# Start of Supplied records
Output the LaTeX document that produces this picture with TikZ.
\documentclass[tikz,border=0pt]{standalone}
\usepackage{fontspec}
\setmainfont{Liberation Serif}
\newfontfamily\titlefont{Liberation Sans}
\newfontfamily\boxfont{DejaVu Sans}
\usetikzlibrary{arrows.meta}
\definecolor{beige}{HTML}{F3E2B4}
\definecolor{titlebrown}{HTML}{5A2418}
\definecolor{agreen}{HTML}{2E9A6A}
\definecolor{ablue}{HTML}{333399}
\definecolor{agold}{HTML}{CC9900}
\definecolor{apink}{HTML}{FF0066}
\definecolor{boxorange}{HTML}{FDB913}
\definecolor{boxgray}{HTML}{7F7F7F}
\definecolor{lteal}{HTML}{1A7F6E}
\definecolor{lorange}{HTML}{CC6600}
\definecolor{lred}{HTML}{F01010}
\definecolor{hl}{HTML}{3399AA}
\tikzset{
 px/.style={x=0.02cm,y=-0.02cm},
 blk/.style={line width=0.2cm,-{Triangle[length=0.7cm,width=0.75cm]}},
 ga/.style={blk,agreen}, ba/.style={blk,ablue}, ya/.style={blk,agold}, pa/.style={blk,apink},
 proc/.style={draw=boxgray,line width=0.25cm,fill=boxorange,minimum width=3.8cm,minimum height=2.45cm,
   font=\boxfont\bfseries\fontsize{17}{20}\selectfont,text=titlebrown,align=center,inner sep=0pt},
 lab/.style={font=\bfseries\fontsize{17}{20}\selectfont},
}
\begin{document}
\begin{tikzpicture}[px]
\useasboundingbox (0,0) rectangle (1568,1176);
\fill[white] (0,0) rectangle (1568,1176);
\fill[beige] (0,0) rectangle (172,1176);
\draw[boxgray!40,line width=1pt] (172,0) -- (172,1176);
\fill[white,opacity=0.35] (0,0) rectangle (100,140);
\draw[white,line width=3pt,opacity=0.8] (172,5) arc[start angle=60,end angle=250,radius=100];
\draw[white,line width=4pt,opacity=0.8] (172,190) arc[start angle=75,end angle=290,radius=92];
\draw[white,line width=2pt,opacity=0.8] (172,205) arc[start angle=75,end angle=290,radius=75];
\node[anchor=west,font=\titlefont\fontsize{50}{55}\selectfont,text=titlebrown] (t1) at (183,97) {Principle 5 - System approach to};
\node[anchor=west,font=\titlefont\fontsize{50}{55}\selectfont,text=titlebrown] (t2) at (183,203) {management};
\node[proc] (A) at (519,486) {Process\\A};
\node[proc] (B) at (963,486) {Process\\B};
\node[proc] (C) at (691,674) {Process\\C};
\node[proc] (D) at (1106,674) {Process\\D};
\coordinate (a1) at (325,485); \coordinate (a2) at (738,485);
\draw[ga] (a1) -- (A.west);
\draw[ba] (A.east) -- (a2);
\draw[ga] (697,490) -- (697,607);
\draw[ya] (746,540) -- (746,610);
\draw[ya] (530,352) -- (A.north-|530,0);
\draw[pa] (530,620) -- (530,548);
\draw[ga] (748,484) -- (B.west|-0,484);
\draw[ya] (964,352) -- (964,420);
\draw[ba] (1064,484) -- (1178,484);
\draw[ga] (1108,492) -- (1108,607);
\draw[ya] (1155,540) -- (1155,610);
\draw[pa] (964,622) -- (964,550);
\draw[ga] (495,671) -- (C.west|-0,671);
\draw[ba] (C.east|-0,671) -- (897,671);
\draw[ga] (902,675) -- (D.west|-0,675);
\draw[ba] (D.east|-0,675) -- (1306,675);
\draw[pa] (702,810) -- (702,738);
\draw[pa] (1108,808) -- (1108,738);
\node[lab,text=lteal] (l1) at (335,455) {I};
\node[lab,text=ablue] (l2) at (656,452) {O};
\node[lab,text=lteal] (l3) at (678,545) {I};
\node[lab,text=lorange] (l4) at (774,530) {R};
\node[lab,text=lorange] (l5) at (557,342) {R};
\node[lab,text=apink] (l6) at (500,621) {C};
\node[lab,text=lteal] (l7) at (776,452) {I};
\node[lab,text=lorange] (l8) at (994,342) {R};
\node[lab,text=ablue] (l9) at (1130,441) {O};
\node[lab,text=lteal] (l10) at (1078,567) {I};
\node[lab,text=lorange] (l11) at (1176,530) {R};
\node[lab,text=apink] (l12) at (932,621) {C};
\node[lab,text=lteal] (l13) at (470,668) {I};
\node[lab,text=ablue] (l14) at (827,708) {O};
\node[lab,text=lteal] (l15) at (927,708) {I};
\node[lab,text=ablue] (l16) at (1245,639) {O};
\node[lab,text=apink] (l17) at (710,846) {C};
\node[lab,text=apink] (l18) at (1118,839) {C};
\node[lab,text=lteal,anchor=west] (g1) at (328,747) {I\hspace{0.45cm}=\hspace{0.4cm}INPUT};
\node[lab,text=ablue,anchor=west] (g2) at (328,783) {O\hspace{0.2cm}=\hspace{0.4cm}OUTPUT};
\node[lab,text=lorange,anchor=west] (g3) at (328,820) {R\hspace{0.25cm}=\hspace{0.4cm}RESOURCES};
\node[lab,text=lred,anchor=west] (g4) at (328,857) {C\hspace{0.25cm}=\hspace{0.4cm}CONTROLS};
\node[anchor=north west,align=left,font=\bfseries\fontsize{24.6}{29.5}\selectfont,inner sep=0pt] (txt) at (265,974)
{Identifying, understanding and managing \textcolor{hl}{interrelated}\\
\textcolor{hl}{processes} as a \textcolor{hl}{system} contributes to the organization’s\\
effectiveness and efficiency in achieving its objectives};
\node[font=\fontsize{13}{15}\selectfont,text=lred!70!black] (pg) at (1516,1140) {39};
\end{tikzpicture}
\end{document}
# End of Supplied records
# Start of Supplied records
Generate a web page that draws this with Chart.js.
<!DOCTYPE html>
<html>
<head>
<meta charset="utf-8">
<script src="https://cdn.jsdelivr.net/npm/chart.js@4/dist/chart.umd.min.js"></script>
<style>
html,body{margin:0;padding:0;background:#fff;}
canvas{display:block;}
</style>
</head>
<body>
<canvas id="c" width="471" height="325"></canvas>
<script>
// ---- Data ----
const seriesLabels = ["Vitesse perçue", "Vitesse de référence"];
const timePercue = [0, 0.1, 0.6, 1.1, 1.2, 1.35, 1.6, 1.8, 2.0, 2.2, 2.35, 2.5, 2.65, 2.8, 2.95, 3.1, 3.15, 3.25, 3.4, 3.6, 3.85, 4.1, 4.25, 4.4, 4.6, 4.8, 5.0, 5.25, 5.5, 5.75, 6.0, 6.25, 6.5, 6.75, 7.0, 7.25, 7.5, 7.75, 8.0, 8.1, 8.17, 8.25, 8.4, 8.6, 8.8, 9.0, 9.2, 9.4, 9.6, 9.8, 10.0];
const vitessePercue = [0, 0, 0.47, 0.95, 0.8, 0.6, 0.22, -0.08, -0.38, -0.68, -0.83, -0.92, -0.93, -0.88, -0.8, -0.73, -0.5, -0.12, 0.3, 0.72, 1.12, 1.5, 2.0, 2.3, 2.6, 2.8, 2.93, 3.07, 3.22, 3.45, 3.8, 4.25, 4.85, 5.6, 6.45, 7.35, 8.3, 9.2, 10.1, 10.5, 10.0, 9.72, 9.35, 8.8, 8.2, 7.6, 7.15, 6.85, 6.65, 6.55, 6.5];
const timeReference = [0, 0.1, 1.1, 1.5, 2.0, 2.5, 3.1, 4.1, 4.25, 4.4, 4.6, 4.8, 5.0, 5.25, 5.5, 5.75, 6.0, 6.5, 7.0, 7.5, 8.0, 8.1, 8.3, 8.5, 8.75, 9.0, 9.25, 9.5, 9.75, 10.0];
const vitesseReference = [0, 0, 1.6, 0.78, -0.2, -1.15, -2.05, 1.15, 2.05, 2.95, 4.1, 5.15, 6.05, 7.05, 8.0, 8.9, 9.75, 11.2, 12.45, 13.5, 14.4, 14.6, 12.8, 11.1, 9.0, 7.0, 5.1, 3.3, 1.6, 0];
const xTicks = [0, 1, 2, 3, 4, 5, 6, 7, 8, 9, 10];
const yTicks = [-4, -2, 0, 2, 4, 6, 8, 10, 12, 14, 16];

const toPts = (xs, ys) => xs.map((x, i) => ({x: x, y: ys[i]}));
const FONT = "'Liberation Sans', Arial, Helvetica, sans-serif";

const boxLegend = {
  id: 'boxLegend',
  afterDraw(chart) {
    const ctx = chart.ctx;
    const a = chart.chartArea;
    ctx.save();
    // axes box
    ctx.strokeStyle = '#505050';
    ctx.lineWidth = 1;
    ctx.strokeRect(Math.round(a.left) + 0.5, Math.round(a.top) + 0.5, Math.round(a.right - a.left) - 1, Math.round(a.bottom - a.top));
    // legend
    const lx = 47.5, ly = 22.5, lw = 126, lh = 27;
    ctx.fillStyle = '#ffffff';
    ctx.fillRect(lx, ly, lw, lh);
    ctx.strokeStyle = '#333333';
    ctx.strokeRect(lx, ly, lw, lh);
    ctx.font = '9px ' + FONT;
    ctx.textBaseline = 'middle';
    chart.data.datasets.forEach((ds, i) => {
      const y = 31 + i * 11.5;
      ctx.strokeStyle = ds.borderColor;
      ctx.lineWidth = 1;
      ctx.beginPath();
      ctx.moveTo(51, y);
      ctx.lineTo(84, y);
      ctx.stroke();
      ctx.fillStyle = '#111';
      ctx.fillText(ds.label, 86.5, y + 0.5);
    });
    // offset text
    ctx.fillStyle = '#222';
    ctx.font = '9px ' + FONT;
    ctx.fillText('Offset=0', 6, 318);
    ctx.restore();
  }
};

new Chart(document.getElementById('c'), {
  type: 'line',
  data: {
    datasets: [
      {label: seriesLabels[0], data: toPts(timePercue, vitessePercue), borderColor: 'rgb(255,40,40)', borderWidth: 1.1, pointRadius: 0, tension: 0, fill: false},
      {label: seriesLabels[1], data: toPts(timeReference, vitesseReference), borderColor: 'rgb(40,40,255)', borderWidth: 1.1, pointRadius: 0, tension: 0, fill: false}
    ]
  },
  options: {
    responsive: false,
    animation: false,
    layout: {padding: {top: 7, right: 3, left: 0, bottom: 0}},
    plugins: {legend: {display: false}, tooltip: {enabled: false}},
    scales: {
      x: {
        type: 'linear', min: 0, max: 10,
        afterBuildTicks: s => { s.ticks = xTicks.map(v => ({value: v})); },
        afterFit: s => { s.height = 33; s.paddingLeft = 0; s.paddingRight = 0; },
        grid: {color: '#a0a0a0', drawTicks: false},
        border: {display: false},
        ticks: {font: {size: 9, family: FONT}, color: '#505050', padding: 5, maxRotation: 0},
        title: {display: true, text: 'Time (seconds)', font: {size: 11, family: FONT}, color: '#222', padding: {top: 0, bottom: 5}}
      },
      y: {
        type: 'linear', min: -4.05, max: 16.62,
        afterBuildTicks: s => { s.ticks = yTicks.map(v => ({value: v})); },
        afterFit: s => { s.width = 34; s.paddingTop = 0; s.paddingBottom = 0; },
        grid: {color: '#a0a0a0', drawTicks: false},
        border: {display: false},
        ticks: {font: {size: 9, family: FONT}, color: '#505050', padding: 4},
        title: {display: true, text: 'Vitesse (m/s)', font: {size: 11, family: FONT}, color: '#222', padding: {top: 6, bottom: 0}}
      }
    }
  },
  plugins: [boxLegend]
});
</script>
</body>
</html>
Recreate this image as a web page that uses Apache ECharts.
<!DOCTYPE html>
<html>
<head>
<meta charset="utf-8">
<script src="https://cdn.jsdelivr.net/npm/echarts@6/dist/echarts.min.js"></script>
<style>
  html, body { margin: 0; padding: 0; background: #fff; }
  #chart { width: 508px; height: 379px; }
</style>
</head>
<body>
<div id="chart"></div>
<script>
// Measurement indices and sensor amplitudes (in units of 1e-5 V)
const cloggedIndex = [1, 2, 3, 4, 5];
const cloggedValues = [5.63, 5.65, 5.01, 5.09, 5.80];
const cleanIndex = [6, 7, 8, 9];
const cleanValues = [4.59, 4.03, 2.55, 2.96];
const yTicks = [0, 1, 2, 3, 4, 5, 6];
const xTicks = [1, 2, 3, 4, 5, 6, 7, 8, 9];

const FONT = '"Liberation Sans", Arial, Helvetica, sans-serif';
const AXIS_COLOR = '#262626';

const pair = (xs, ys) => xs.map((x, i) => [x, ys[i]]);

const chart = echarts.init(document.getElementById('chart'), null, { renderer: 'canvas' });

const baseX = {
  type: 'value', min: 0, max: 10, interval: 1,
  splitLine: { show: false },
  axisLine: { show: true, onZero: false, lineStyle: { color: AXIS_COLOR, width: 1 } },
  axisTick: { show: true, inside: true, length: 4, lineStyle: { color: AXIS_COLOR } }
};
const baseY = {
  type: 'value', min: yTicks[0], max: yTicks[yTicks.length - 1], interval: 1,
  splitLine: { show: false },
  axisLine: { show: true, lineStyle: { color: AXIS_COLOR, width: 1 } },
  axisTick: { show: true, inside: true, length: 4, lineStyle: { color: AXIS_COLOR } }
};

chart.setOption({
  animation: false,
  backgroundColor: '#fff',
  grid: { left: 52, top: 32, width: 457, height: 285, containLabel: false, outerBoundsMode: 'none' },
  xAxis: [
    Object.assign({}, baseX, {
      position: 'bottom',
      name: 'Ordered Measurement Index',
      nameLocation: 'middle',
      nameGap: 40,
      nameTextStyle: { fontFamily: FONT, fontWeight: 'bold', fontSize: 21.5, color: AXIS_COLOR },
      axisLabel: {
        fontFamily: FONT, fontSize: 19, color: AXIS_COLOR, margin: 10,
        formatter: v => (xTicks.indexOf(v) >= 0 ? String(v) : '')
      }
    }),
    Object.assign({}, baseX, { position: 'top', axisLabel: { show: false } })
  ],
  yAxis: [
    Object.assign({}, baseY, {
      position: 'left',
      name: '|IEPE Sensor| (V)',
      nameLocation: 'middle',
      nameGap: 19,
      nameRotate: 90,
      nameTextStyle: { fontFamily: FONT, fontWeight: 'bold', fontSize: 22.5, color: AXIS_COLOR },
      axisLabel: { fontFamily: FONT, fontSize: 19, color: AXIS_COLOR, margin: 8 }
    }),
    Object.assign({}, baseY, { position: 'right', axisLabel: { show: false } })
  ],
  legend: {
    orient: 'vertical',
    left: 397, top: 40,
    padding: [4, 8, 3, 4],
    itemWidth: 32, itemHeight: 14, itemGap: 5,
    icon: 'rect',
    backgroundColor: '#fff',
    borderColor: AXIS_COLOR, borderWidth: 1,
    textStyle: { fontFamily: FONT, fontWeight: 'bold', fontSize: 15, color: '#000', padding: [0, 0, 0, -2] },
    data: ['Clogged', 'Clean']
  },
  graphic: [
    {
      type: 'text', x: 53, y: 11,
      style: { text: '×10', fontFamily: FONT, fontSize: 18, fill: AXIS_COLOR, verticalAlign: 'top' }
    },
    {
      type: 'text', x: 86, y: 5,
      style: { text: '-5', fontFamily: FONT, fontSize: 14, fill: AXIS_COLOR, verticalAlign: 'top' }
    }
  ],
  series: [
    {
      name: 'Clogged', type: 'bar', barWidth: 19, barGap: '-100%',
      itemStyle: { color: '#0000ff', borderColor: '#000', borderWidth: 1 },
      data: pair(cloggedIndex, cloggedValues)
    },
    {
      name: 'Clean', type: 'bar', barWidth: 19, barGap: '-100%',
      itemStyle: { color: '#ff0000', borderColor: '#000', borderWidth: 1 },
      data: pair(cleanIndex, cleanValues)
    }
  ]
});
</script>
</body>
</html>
# End of Supplied records
# Start of Supplied records
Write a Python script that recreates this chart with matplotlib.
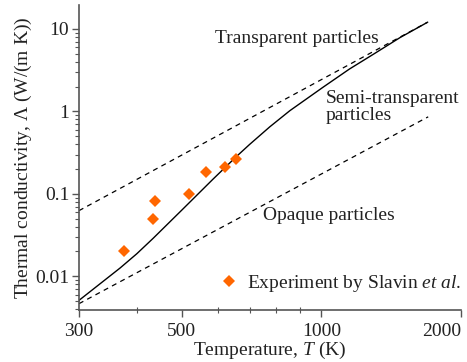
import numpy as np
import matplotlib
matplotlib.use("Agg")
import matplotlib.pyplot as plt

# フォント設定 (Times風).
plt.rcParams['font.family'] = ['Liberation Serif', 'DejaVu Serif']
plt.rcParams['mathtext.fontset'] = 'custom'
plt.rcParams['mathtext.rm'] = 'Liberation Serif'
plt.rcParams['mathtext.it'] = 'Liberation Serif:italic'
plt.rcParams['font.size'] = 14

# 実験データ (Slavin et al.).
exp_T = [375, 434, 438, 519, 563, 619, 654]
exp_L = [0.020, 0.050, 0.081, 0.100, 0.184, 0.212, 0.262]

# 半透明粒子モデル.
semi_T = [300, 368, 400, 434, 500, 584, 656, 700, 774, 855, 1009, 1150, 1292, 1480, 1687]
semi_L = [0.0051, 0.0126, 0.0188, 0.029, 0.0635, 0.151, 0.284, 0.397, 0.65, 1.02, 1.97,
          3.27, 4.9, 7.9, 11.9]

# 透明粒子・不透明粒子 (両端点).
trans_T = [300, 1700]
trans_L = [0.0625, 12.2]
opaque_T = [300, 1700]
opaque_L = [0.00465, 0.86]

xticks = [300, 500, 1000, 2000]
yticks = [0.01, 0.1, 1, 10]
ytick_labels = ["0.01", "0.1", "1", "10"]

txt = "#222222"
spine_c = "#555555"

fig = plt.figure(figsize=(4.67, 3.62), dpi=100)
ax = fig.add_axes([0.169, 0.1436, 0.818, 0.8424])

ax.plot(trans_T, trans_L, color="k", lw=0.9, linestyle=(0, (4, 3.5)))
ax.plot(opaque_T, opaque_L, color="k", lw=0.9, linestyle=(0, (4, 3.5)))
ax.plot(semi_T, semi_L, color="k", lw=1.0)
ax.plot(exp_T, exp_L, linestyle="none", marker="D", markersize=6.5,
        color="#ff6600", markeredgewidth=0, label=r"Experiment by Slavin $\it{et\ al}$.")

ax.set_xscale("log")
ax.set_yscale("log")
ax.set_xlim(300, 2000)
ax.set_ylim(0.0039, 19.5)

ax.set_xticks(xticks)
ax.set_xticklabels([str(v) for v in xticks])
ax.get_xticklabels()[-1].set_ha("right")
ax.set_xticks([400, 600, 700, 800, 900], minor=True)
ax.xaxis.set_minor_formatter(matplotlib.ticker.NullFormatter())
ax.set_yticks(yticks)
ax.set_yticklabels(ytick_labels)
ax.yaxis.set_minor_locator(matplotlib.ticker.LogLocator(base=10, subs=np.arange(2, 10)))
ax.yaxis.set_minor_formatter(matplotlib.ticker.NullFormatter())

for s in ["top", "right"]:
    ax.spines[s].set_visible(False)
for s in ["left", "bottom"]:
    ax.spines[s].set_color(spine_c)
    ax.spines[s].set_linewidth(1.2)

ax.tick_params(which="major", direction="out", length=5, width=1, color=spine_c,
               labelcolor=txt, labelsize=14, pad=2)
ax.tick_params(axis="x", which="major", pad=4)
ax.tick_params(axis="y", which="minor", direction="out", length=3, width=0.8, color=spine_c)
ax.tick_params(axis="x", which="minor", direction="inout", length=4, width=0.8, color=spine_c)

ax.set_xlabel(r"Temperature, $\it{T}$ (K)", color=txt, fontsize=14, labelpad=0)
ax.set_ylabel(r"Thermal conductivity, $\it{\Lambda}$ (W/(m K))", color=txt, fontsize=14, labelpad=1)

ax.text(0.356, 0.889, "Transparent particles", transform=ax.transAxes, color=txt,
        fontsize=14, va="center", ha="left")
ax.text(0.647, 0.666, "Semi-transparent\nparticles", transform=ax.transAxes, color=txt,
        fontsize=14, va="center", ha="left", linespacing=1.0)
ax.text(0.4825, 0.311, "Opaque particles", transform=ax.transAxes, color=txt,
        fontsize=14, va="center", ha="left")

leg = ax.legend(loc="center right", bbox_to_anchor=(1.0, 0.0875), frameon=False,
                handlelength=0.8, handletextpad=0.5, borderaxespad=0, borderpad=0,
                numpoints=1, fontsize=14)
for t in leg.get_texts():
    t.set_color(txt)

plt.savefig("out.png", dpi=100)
# End of Supplied records
Exercise aim: In the listing above, find the line containing "Generate a web" and the line containing "12, 14, 16];". Output them and every line between, exactly, and nothing else.

Answer below:
Generate a web page that draws this with Chart.js.
<!DOCTYPE html>
<html>
<head>
<meta charset="utf-8">
<script src="https://cdn.jsdelivr.net/npm/chart.js@4/dist/chart.umd.min.js"></script>
<style>
html,body{margin:0;padding:0;background:#fff;}
canvas{display:block;}
</style>
</head>
<body>
<canvas id="c" width="471" height="325"></canvas>
<script>
// ---- Data ----
const seriesLabels = ["Vitesse perçue", "Vitesse de référence"];
const timePercue = [0, 0.1, 0.6, 1.1, 1.2, 1.35, 1.6, 1.8, 2.0, 2.2, 2.35, 2.5, 2.65, 2.8, 2.95, 3.1, 3.15, 3.25, 3.4, 3.6, 3.85, 4.1, 4.25, 4.4, 4.6, 4.8, 5.0, 5.25, 5.5, 5.75, 6.0, 6.25, 6.5, 6.75, 7.0, 7.25, 7.5, 7.75, 8.0, 8.1, 8.17, 8.25, 8.4, 8.6, 8.8, 9.0, 9.2, 9.4, 9.6, 9.8, 10.0];
const vitessePercue = [0, 0, 0.47, 0.95, 0.8, 0.6, 0.22, -0.08, -0.38, -0.68, -0.83, -0.92, -0.93, -0.88, -0.8, -0.73, -0.5, -0.12, 0.3, 0.72, 1.12, 1.5, 2.0, 2.3, 2.6, 2.8, 2.93, 3.07, 3.22, 3.45, 3.8, 4.25, 4.85, 5.6, 6.45, 7.35, 8.3, 9.2, 10.1, 10.5, 10.0, 9.72, 9.35, 8.8, 8.2, 7.6, 7.15, 6.85, 6.65, 6.55, 6.5];
const timeReference = [0, 0.1, 1.1, 1.5, 2.0, 2.5, 3.1, 4.1, 4.25, 4.4, 4.6, 4.8, 5.0, 5.25, 5.5, 5.75, 6.0, 6.5, 7.0, 7.5, 8.0, 8.1, 8.3, 8.5, 8.75, 9.0, 9.25, 9.5, 9.75, 10.0];
const vitesseReference = [0, 0, 1.6, 0.78, -0.2, -1.15, -2.05, 1.15, 2.05, 2.95, 4.1, 5.15, 6.05, 7.05, 8.0, 8.9, 9.75, 11.2, 12.45, 13.5, 14.4, 14.6, 12.8, 11.1, 9.0, 7.0, 5.1, 3.3, 1.6, 0];
const xTicks = [0, 1, 2, 3, 4, 5, 6, 7, 8, 9, 10];
const yTicks = [-4, -2, 0, 2, 4, 6, 8, 10, 12, 14, 16];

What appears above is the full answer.